2014 Suzuki RM-Z250: Suzuki only made two changes to the 2014 RM-Z250. The ECU had a “single-fire spark” mode that only fired the plug on the compression stroke, not the exhaust stroke. Second, the previous year’s white side panels were replaced with yellow ones.
2015 Suzuki RM-Z250: The only updates were BNG. The rear rotor guard and case guards were changed from white plastic to black, and the bar pad was black instead of red. The seat cover’s red stripe was changed to gray.
2016 Suzuki RM-Z250: The 2016 Suzuki got the 80 changes to the piston, rings, exhaust, valve stems, oil ring and crank diameter. The forks were swapped from Showa SFF to Kayaba PSF-2 air forks. Launch control was added, and the frame got a taller head tube, stronger frame cradle, redesigned webbing in the main spars and new mounting points for the subframe.
2017 Suzuki RM-Z250: The yellow rear fender returned after four years of black, and the seat cover got a yellow stripe replacing the gray stripe that had been on the RM-Z250 since 2015.
Q: WHAT DO WE HATE?
A: The hate list:
(1) Brakes. Every manufacturer, save for Suzuki, switched to oversized front brake rotors in order to keep KTM’s awesome Brembo brakes in sight. The RM-Z250 has the weakest brakes on the showroom floor. To add insult to injury, we experienced overheating issues with the rear brake.
(2) Clutch. What clutch?
(3) Engine. This was a solid midrange engine five years ago. Not anymore!
(4) Launch control. The day that skilled riders need to detune the slowest 250cc four-stroke in order to get off the gate is the day they need to take up Tiddlywinks.
(5) Tires. Although Suzuki’s R&D department has been asleep at the wheel, Dunlop’s hasn’t. Tires have come a long way since the MX52 was considered the hot ticket.
Q: WHAT DO WE LIKE?
A: The like list:
(1) Aesthetics. Thankfully, the era of the ugly black rear fender is behind us.
(2) Cornering. There’s no bike in the 250 class that can hit corners with more precision than the RM-Z250. It’s confidence-inspiring.
(3) Couplers. We love plug-ins and prefer the white plug-in.
(4) Suspension. We like the idea of low-pressure air forks like the RM-Z250’s Kayaba PSF-2 forks. Low-pressure forks have a single air chamber that only requires 35 psi instead of the TAC forks’ 170 psi. There is one major caveat: on the 2017 Suzuki RM-Z250, the clickers on both fork caps are for rebound damping only (both high- and low-speed). The compression clickers are on the bottom.

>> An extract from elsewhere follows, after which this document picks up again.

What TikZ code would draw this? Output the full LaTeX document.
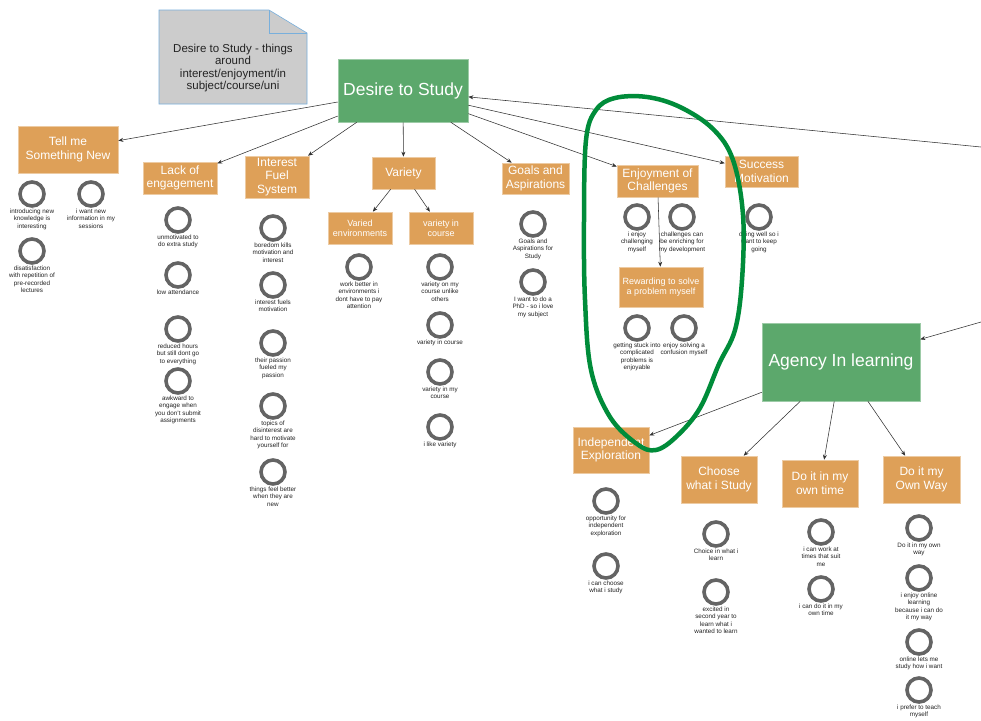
\documentclass[tikz,border=0pt]{standalone}
\usepackage{fontspec}
\setmainfont{Liberation Sans}
\usetikzlibrary{arrows.meta}

\definecolor{boxorange}{RGB}{222,160,88}
\definecolor{boxgreen}{RGB}{92,168,108}
\definecolor{ringgray}{RGB}{100,100,100}
\definecolor{notegray}{RGB}{204,204,204}
\definecolor{noteedge}{RGB}{120,175,220}
\definecolor{markgreen}{RGB}{0,140,58}
\definecolor{linkgray}{RGB}{50,50,50}
\definecolor{labeltext}{RGB}{35,35,35}

\tikzset{
  cat/.style={fill=boxorange, draw=boxorange!55!white, line width=0.6pt, text=white,
    align=center, inner sep=1pt, font=\fontsize{12}{13.7}\selectfont},
  catsmall/.style={cat, font=\fontsize{9}{10}\selectfont},
  theme/.style={fill=boxgreen, draw=boxgreen!60!white, line width=0.6pt, text=white,
    align=center, font=\fontsize{17.5}{20}\selectfont},
  ring/.style={circle, draw=ringgray, line width=3.6pt, minimum size=24pt, inner sep=0pt},
  lbl/.style={align=center, anchor=north, inner sep=0pt, text=labeltext,
    font=\fontsize{6.3}{7.2}\selectfont},
  link/.style={draw=linkgray, line width=0.55pt, -{Stealth[length=5pt,width=4pt]}},
  hoop/.style={draw=markgreen, line width=4.5pt, line join=round},
}

\begin{document}
\begin{tikzpicture}[x=1pt, y=-1pt]
  \fill[white] (0,0) rectangle (981,720);
  \useasboundingbox (0,0) rectangle (981,720);

  % sticky note
  \draw[fill=notegray, draw=noteedge, line width=0.6pt]
    (159,10) -- (269,10) -- (307,33) -- (307,104) -- (159,104) -- cycle;
  \draw[draw=noteedge, line width=0.6pt] (269,10) -- (269,33) -- (307,33);
  \node[align=center, font=\fontsize{11.5}{12.4}\selectfont, text=labeltext] (notetext) at (233,68)
    {Desire to Study - things\\around\\interest/enjoyment/in\\subject/course/uni};

  % themes
  \node[theme, minimum width=130pt, minimum height=63pt] (desire) at (403,90.5) {Desire to Study};
  \node[theme, minimum width=158pt, minimum height=78pt] (agency) at (841,362) {Agency In learning};

  % categories
  \node[cat, minimum width=100pt, minimum height=47pt] (tell) at (68,149.5) {Tell me\\Something New};
  \node[cat, minimum width=74pt, minimum height=32pt] (lack) at (180,178) {Lack of\\engagement};
  \node[cat, minimum width=64pt, minimum height=42pt] (interest) at (277,177) {Interest\\Fuel\\System};
  \node[cat, minimum width=63pt, minimum height=32pt] (variety) at (403.5,173) {Variety};
  \node[catsmall, minimum width=64pt, minimum height=32pt] (varied) at (360,228) {Varied\\environments};
  \node[catsmall, minimum width=64pt, minimum height=32pt] (vcourse) at (441,228) {variety in\\course};
  \node[cat, minimum width=67pt, minimum height=31pt] (goals) at (535.5,178.5) {Goals and\\Aspirations};
  \node[cat, minimum width=81pt, minimum height=32pt] (enjoy) at (657.5,181) {Enjoyment of\\Challenges};
  \node[catsmall, minimum width=84pt, minimum height=40pt] (reward) at (661,287) {Rewarding to solve\\a problem myself};
  \node[cat, minimum width=73pt, minimum height=31pt] (success) at (761.5,171.5) {Success\\Motivation};
  \node[cat, minimum width=76pt, minimum height=46pt] (indep) at (611,450) {Independent\\Exploration};
  \node[cat, minimum width=76pt, minimum height=47pt] (choose) at (719,479.5) {Choose\\what i Study};
  \node[cat, minimum width=76pt, minimum height=47pt] (owntime) at (820,483.5) {Do it in my\\own time};
  \node[cat, minimum width=77pt, minimum height=47pt] (ownway) at (921.5,479.5) {Do it my\\Own Way};

  % quotes: ring with its caption underneath
  \foreach \n/\x/\y/\t in {
    tA/32/194/{introducing new\\knowledge is\\interesting},
    tB/91/194/{i want new\\information in my\\sessions},
    tC/32/251/{disatisfaction\\with repetition of\\pre-recorded\\lectures},
    lA/178/220/{unmotivated to\\do extra study},
    lB/178/275/{low attendance},
    lC/178/329/{reduced hours\\but still dont go\\to everything},
    lD/178/381/{awkward to\\engage when\\you don't submit\\assignments},
    iA/273/228/{boredom kills\\motivation and\\interest},
    iB/273/285/{interest fuels\\motivation},
    iC/273/343/{their passion\\fueled my\\passion},
    iD/273/406/{topics of\\disinterest are\\hard to motivate\\yourself for},
    iE/273/472/{things feel better\\when they are\\new},
    eA/359/267/{work better in\\environments i\\dont have to pay\\attention},
    cA/440/267/{variety on my\\course unlike\\others},
    cB/440/325/{variety in course},
    cC/440/372/{variety in my\\course},
    cD/440/427/{i like variety},
    gA/533/224/{Goals and\\Aspirations for\\Study},
    gB/533/282/{I want to do a\\PhD - so i love\\my subject},
    jA/637/217/{i enjoy\\challenging\\myself},
    jB/682/217/{challenges can\\be enriching for\\my development},
    rA/637/328/{getting stuck into\\complicated\\problems is\\enjoyable},
    rB/684/328/{enjoy solving a\\confusion myself},
    sA/759/217/{doing well so i\\want to keep\\going},
    xA/606/501/{opportunity for\\independent\\exploration},
    xB/606/566/{i can choose\\what i study},
    hA/716/534/{Choice in what i\\learn},
    hB/716/592/{excited in\\second year to\\learn what i\\wanted to learn},
    oA/821/532/{i can work at\\times that suit\\me},
    oB/821/589/{i can do it in my\\own time},
    wA/919/528/{Do it in my own\\way},
    wB/919/578/{i enjoy online\\learning\\because i can do\\it my way},
    wC/919/642/{online lets me\\study how i want},
    wD/919/690/{i prefer to teach\\myself}%
  }{
    \node[ring] (\n) at (\x,\y) {};
    \node[lbl] (\n-l) at ([yshift=-1.2pt]\n.south) {\t};
  }

  % connectors
  \coordinate (edgeA) at (981,147);
  \coordinate (edgeB) at (981,322);
  \draw[link] (edgeA) -- (desire);
  \draw[link] (edgeB) -- (agency);
  \foreach \k in {tell,lack,interest,variety,goals,enjoy,success}
    \draw[link] (desire) -- (\k);
  \draw[link] (variety) -- (varied);
  \draw[link] (variety) -- (vcourse);
  \draw[link] (enjoy) -- (reward);
  \foreach \k in {indep,choose,owntime,ownway}
    \draw[link] (agency) -- (\k);

  % hand-drawn green loop
  \draw[hoop] plot[smooth cycle, tension=0.6] coordinates {
    (586,140) (596,110) (615,98) (647,97) (680,107) (713,129) (733,160)
    (743,215) (742,280) (735,330) (719,364) (700,408) (677,436) (656,450)
    (637,444) (610,417) (591,370) (585,300) (584,220)};
\end{tikzpicture}
\end{document}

Q: WHAT DO WE REALLY THINK?
A: Believe it or not, the Suzuki RM-Z250 won the 2011 MXA 250 four-stroke shootout but couldn’t win a dog show in 2017. Well, now that we think about it, you probably do believe it, because the 2017 RM-Z250 only makes a 1/2 horsepower more than it did seven years ago. Over the same time span, the KTM 250SXF gained 8 horsepower. That is the tale of the tape.

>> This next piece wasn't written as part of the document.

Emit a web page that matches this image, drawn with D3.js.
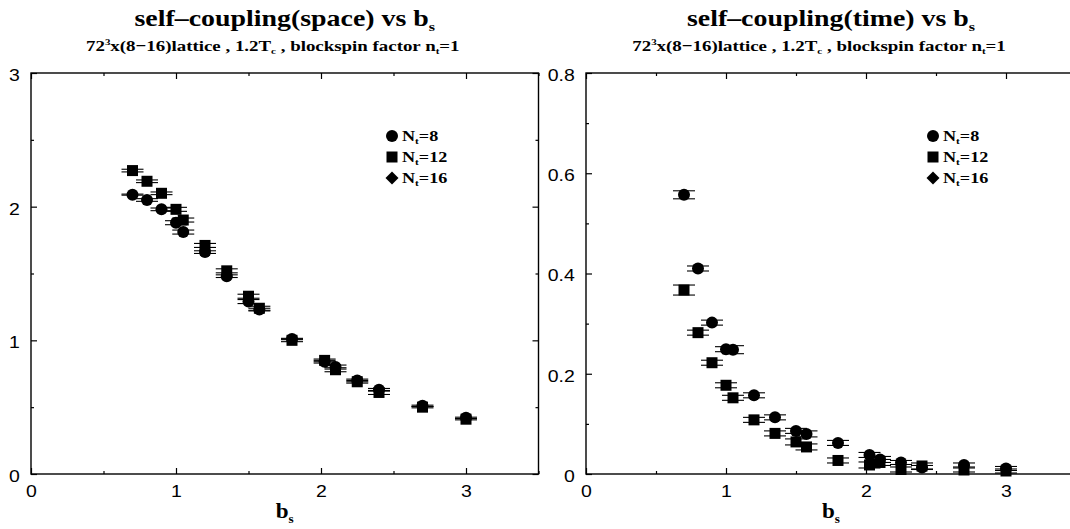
<!DOCTYPE html>
<html>
<head>
<meta charset="utf-8">
<script src="https://cdn.jsdelivr.net/npm/d3@7/dist/d3.min.js"></script>
<style>
  body { margin: 0; background: #fff; }
  svg { display: block; }
</style>
</head>
<body>
<svg id="chart" width="1070" height="529"></svg>
<script>
// blockspin length b_s for each measurement
const bsValues = [0.7, 0.8, 0.9, 1.0, 1.05, 1.2, 1.35, 1.5, 1.575, 1.8, 2.025, 2.1, 2.25, 2.4, 2.7, 3.0];

// self-coupling (space)
const spaceNt8    = [2.09, 2.05, 1.98, 1.88, 1.81, 1.66, 1.48, 1.29, 1.23, 1.01, 0.84, 0.80, 0.70, 0.63, 0.51, 0.42];
const spaceNt8Err = [0.004, 0.010, 0.010, 0.015, 0.015, 0.010, 0.010, 0.015, 0.010, 0.005, 0.010, 0.015, 0.010, 0.010, 0.005, 0.005];
const spaceNt12    = [2.27, 2.19, 2.10, 1.98, 1.90, 1.71, 1.52, 1.33, 1.24, 1.00, 0.85, 0.78, 0.69, 0.61, 0.50, 0.41];
const spaceNt12Err = [0.010, 0.010, 0.010, 0.015, 0.015, 0.015, 0.015, 0.015, 0.015, 0.010, 0.010, 0.015, 0.010, 0.015, 0.005, 0.005];

// self-coupling (time)
const timeNt8    = [0.557, 0.410, 0.302, 0.249, 0.248, 0.157, 0.113, 0.086, 0.080, 0.062, 0.038, 0.029, 0.023, 0.013, 0.018, 0.011];
const timeNt8Err = [0.008, 0.005, 0.005, 0.005, 0.008, 0.005, 0.005, 0.005, 0.006, 0.005, 0.005, 0.006, 0.004, 0.004, 0.004, 0.004];
const timeNt12    = [0.367, 0.282, 0.222, 0.177, 0.152, 0.108, 0.081, 0.064, 0.054, 0.027, 0.018, 0.023, 0.009, 0.016, 0.008, 0.006];
const timeNt12Err = [0.010, 0.005, 0.005, 0.005, 0.005, 0.005, 0.005, 0.006, 0.006, 0.005, 0.006, 0.006, 0.005, 0.006, 0.004, 0.004];

// legend entries (N_t values) and their symbols
const legendNt = ["8", "12", "16"];
const legendSymbols = ["circle", "square", "diamond"];

// axis ticks
const xMajorTicks = [0, 1, 2, 3];
const xMinorTicks = [0.5, 1.5, 2.5, 3.5];
const spaceYMajor = [0, 1, 2, 3];
const spaceYMinor = [0.5, 1.5, 2.5];
const timeYMajor = [0, 0.2, 0.4, 0.6, 0.8];
const timeYMinor = [0.1, 0.3, 0.5, 0.7];

const svg = d3.select("#chart");
const SERIF = "'Liberation Serif', 'Times New Roman', serif";
const SANS = "'Liberation Sans', Arial, sans-serif";

// text stretched horizontally around its anchor point
function stretchedText(parent, x, y, sx, size, family, anchor) {
  return parent.append("text")
    .attr("transform", `translate(${x},${y}) scale(${sx},1)`)
    .attr("text-anchor", anchor || "middle")
    .attr("font-family", family)
    .attr("font-weight", family === SERIF ? "bold" : "normal")
    .attr("font-size", size)
    .attr("fill", "#000");
}

function addPart(t, str, shift, size) {
  const s = t.append("tspan").text(str);
  if (shift) s.attr("dy", shift);
  if (size) s.attr("font-size", size);
  return s;
}

function drawSymbol(g, kind, cx, cy) {
  if (kind === "circle") {
    g.append("circle").attr("cx", cx).attr("cy", cy).attr("r", 6).attr("fill", "#000");
  } else if (kind === "square") {
    g.append("rect").attr("x", cx - 5.5).attr("y", cy - 5.5).attr("width", 11).attr("height", 11).attr("fill", "#000");
  } else {
    g.append("path")
      .attr("d", `M${cx},${cy - 6.5}L${cx + 6.5},${cy}L${cx},${cy + 6.5}L${cx - 6.5},${cy}Z`)
      .attr("fill", "#000");
  }
}

function drawPanel(cfg) {
  const g = svg.append("g");
  const x = d3.scaleLinear().domain([0, 3.5]).range([cfg.left, cfg.right]);
  const y = d3.scaleLinear().domain(cfg.yDomain).range([474, 73]);
  const mid = (cfg.left + cfg.right) / 2;

  // frame
  g.append("rect")
    .attr("x", x(0)).attr("y", y(cfg.yDomain[1]))
    .attr("width", x(3.5) - x(0)).attr("height", y(cfg.yDomain[0]) - y(cfg.yDomain[1]))
    .attr("fill", "none").attr("stroke", "#000").attr("stroke-width", 1.4);

  const tickStyle = sel => {
    sel.select(".domain").remove();
    sel.selectAll(".tick line").attr("stroke", "#000").attr("stroke-width", 1.2);
  };

  // bottom axis with labels
  const bottom = g.append("g").attr("transform", `translate(0,${y(cfg.yDomain[0])})`)
    .call(d3.axisBottom(x).tickValues(xMajorTicks).tickSize(-6).tickPadding(11).tickFormat(d3.format("d")))
    .call(tickStyle);
  bottom.selectAll(".tick text")
    .attr("font-family", SANS).attr("font-size", 16.5).attr("fill", "#000")
    .attr("transform", "scale(1.18,1)");
  g.append("g").attr("transform", `translate(0,${y(cfg.yDomain[0])})`)
    .call(d3.axisBottom(x).tickValues(xMinorTicks).tickSize(-3).tickFormat(""))
    .call(tickStyle);

  // top axis (ticks only)
  g.append("g").attr("transform", `translate(0,${y(cfg.yDomain[1])})`)
    .call(d3.axisTop(x).tickValues(xMajorTicks).tickSize(-6).tickFormat(""))
    .call(tickStyle);
  g.append("g").attr("transform", `translate(0,${y(cfg.yDomain[1])})`)
    .call(d3.axisTop(x).tickValues(xMinorTicks).tickSize(-3).tickFormat(""))
    .call(tickStyle);

  // left axis with labels
  const left = g.append("g").attr("transform", `translate(${x(0)},0)`)
    .call(d3.axisLeft(y).tickValues(cfg.yMajor).tickSize(-6).tickPadding(9.5).tickFormat(cfg.yFormat))
    .call(tickStyle);
  left.selectAll(".tick text")
    .attr("font-family", SANS).attr("font-size", 16.5).attr("fill", "#000")
    .attr("dy", "0.45em")
    .attr("transform", "scale(1.18,1)");
  g.append("g").attr("transform", `translate(${x(0)},0)`)
    .call(d3.axisLeft(y).tickValues(cfg.yMinor).tickSize(-3).tickFormat(""))
    .call(tickStyle);

  // right axis (ticks only)
  g.append("g").attr("transform", `translate(${x(3.5)},0)`)
    .call(d3.axisRight(y).tickValues(cfg.yMajor).tickSize(-6).tickFormat(""))
    .call(tickStyle);
  g.append("g").attr("transform", `translate(${x(3.5)},0)`)
    .call(d3.axisRight(y).tickValues(cfg.yMinor).tickSize(-3).tickFormat(""))
    .call(tickStyle);

  // titles
  const title = stretchedText(g, mid, 26, 1.24, 22.5, SERIF);
  addPart(title, cfg.title);
  addPart(title, "s", 5, 13);

  const sub = stretchedText(g, mid - 12, 51, 1.22, 15.5, SERIF);
  addPart(sub, "72");
  addPart(sub, "3", -6, 9);
  addPart(sub, "x(8\u221216)lattice , 1.2T", 6);
  addPart(sub, "c", 3, 9);
  addPart(sub, " , blockspin factor n", -3);
  addPart(sub, "t", 3, 9);
  addPart(sub, "=1", -3);

  // x axis label
  const xl = stretchedText(g, mid, 518, 1.1, 21, SERIF);
  addPart(xl, "b");
  addPart(xl, "s", 5, 12);

  // error bars then symbols
  const capHalf = 11;
  cfg.series.forEach(s => {
    const eg = g.append("g").attr("stroke", "#000").attr("stroke-width", 1.1);
    s.values.forEach((v, i) => {
      const cx = x(bsValues[i]);
      const yHi = y(v + s.errors[i]);
      const yLo = y(v - s.errors[i]);
      eg.append("line").attr("x1", cx).attr("x2", cx).attr("y1", yHi).attr("y2", yLo);
      eg.append("line").attr("x1", cx - capHalf).attr("x2", cx + capHalf).attr("y1", yHi).attr("y2", yHi);
      eg.append("line").attr("x1", cx - capHalf).attr("x2", cx + capHalf).attr("y1", yLo).attr("y2", yLo);
    });
  });
  cfg.series.forEach(s => {
    const mg = g.append("g");
    s.values.forEach((v, i) => drawSymbol(mg, s.symbol, x(bsValues[i]), y(v)));
  });

  // legend
  const lg = g.append("g");
  legendNt.forEach((nt, i) => {
    const ly = 136 + i * 21;
    drawSymbol(lg, legendSymbols[i], cfg.legendX, ly);
    const t = stretchedText(lg, cfg.legendX + 10, ly + 5, 1.25, 14.5, SERIF, "start");
    addPart(t, "N");
    addPart(t, "t", 3, 9);
    addPart(t, "=" + nt, -3);
  });
}

drawPanel({
  left: 31, right: 538.5,
  yDomain: [0, 3], yMajor: spaceYMajor, yMinor: spaceYMinor, yFormat: d3.format("d"),
  title: "self\u2013coupling(space) vs b",
  legendX: 392,
  series: [
    { symbol: "circle", values: spaceNt8, errors: spaceNt8Err },
    { symbol: "square", values: spaceNt12, errors: spaceNt12Err }
  ]
});

drawPanel({
  left: 586, right: 1076,
  yDomain: [0, 0.8], yMajor: timeYMajor, yMinor: timeYMinor, yFormat: d => d === 0 ? "0" : d3.format(".1f")(d),
  title: "self\u2013coupling(time) vs b",
  legendX: 933,
  series: [
    { symbol: "circle", values: timeNt8, errors: timeNt8Err },
    { symbol: "square", values: timeNt12, errors: timeNt12Err }
  ]
});
</script>
</body>
</html>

KAYABA PSF-2 FORK SETTINGS
Suzuki ran Showa SFF single-spring forks in 2013–’15, but for 2016–’17 they switched to Kayaba PSF-2 air forks. Suzuki’s version of PSF-2 forks differs from Honda’s in that the high- and low-speed rebound damping clickers are on the top of both fork caps, while the compression damping is on the bottom. Honda has its high- and low-speed compression clickers on one fork cap and its high- and low-speed rebound clickers on the other fork cap. For hardcore racing, these are MXA’s recommended 2017 Suzuki RM-Z250 fork settings (stock settings are in parentheses):
Spring rate: 34 psi (35 psi)
Compression (bottom of fork): 7 clicks out
Hi-rebound (silver): 15 clicks out
Lo-rebound (red): 16 clicks out
Fork-leg height: Flush
Notes: Once you find the correct air-pressure setting for your weight, speed and track, focus on making all the adjustments with the compression clickers first, the low-speed rebound clickers second and high-speed rebound last. Given our druthers, we would prefer to have high- and low-speed compression damping instead of Suzuki’s focus on incremental rebound damping.
KAYABA SHOCK SETTINGS
For hardcore racing, these are MXA’s recommended 2017 Suzuki RM-Z250 shock settings (stock settings are in parentheses):
Spring rate: 5.5 kg/mm
Race sag: 105mm
Hi-compression (blue): 9 clicks out
Lo-compression (silver): 10 clicks out
Hi-rebound (bottom of shock): 17 clicks out
Lo-rebound (red): 11 clicks out
Notes: The 5.5 kg/mm spring might be a little stiff for minicycle transplants, but use free sag as your gauge. Check the race sag at regular intervals throughout the life of the machine. Don’t discount the shock when it comes to handling. If it is too stiff or the race sag too little, the RM-Z250 can go from a sweet-handling machine to a yellow ogre. Balance the front and rear with careful setup.